Der Transport von Soldaten und Kriegsmaterial aus den USA nach Großbritannien war die Voraussetzung für die Landung der Alliierten 1944 in der Normandie und somit kriegsentscheidend. Allerdings war er auch sehr verlustreich. Deutsche U-Boote versenkten etliche Frachter, obwohl diese bei ihren Fahrten im Konvoi von Schiffen der U.S. Navy begleitet wurden. Im Atlantik kamen während des Zweiten Weltkriegs Zigtausende ums Leben. Am Ende war von der deutschen U-Boot-Flotte kaum noch etwas übrig.
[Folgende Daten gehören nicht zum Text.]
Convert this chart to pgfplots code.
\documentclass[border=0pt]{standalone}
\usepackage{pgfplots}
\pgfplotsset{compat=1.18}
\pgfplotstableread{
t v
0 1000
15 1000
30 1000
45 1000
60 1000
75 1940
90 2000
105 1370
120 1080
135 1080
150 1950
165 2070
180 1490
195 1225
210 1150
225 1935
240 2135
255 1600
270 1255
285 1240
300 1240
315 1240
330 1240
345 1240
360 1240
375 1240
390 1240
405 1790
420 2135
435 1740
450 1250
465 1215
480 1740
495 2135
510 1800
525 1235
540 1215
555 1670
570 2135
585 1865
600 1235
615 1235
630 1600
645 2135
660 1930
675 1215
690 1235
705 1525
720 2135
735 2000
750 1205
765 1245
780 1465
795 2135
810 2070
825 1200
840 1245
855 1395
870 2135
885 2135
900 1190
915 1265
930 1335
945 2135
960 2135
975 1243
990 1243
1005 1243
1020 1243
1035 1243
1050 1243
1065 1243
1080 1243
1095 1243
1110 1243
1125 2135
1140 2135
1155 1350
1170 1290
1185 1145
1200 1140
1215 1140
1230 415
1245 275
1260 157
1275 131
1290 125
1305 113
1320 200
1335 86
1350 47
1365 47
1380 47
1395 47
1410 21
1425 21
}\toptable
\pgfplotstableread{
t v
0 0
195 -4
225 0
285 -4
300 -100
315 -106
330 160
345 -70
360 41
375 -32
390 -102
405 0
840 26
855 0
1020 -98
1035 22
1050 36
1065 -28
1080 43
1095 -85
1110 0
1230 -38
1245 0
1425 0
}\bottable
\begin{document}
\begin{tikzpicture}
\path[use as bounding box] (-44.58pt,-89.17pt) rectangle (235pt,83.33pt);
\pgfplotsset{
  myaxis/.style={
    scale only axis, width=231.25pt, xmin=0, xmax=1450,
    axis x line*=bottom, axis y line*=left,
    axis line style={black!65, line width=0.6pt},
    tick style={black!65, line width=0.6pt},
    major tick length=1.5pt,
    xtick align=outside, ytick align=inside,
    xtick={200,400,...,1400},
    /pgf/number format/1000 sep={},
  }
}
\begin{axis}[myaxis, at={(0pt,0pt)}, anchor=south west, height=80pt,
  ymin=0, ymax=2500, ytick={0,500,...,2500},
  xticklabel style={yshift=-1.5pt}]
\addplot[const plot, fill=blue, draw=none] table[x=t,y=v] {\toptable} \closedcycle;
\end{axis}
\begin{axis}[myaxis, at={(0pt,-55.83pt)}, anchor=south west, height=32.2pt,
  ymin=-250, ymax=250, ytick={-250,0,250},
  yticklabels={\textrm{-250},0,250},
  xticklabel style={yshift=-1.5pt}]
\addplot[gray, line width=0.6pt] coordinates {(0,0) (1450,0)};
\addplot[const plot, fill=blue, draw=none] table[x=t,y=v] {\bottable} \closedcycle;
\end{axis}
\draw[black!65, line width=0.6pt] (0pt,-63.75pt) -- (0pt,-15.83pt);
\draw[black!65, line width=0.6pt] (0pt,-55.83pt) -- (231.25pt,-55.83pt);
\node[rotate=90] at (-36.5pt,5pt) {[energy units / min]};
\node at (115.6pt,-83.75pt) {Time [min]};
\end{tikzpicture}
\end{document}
Hanks' Commander Ernst Krause, der seinen Zerstörer durch die Wellenberge des Atlantiks steuert, ist also der "good shepherd", der gute Hirte, der seine vielen Schafe auf den Truppentransportern ins Trockene bringen soll. Das dramaturgische Grundproblem des Films besteht aber darin, dass hier über Bande gekämpft wird: Die deutschen U-Boote greifen die Frachter an, die USS "Keeling", Spitzname "Greyhound", macht Jagd auf die U-Boote. Es dauert lange, bis der Zuschauer das Gefühl hat, im Zentrum einer direkten Konfrontation zu stehen.
Statistik statt Empathie
Hanks und sein Regisseur Aaron Schneider nehmen fast ausschließlich die Perspektive von Krause und seiner Mannschaft ein. Ab und zu fliegt am Horizont ein Frachter in die Luft, doch was es bedeutet, wenn Hunderte von Seeleuten im Wasser verrecken, das kann oder will der Film seinen Zuschauern kaum vermitteln. Bald fühlt man sich wie bei einer Partie "Schiffe versenken". Statistik statt Empathie, die wichtigste Frage lautet: Wie viele Boote haben wir noch, wie viele haben unsere Feinde? Man vergisst fast, dass es um Menschenleben geht.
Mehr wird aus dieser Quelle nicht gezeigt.